South Korea's benchmark KOSPI index fell below the 7,000-point threshold on Monday, June 13, triggering a market circuit-breaker [1, 2].
The collapse signals deepening instability in Asian tech markets as investors react to shifting U.S. monetary policy and geopolitical tensions.
Trading on the Korea Exchange in Seoul was halted for 20 minutes after the index plummeted [3, 4]. This event marked the seventh time a circuit-breaker was activated this year [1, 2]. The index closed at 6,806.93 points [5], representing a drop of 8.95% from the previous session [5].
Other reports on the intraday decline varied. Some sources cited a plunge of more than eight percent [1, 4, 6], while others noted a 6.66% drop to 6,978.01 points as of 12:12 p.m. [2].

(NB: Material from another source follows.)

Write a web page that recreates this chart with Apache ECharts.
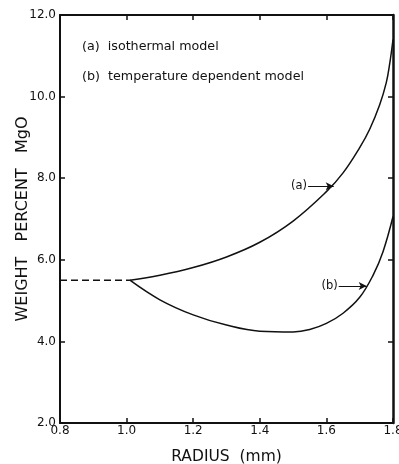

Market analysts said the volatility was due to profit-taking by institutional investors and a broad sell-off in technology stocks [2, 4, 6]. Heightened concerns regarding geopolitical instability and potential interest rate hikes by the U.S. Federal Reserve further pressured the market [4, 6].
The exit of international capital played a significant role in the decline. Foreign investors conducted a net sell-off of more than $2.6 billion in KOSPI shares [7]. This mass exit contributed to the speed of the index's descent below the critical 7,000-point mark.
South Korean authorities have not yet announced new measures to stabilize the exchange following the Monday crash. The KOSPI's inability to maintain the 7,000-point level reflects a broader trend of volatility affecting high-growth sectors across the Asia-Pacific region.
“The index closed at 6,806.93 points, representing a drop of 8.95% from the previous session.”
The repeated triggering of circuit-breakers in 2026 suggests that the KOSPI is struggling to find a stable floor amidst global macroeconomic headwinds. The heavy reliance on tech stocks makes the South Korean market particularly sensitive to U.S. Federal Reserve policy; as rate hike fears grow, capital tends to migrate from emerging tech hubs back to safer U.S. assets, creating the liquidity vacuum seen in this $2.6 billion sell-off.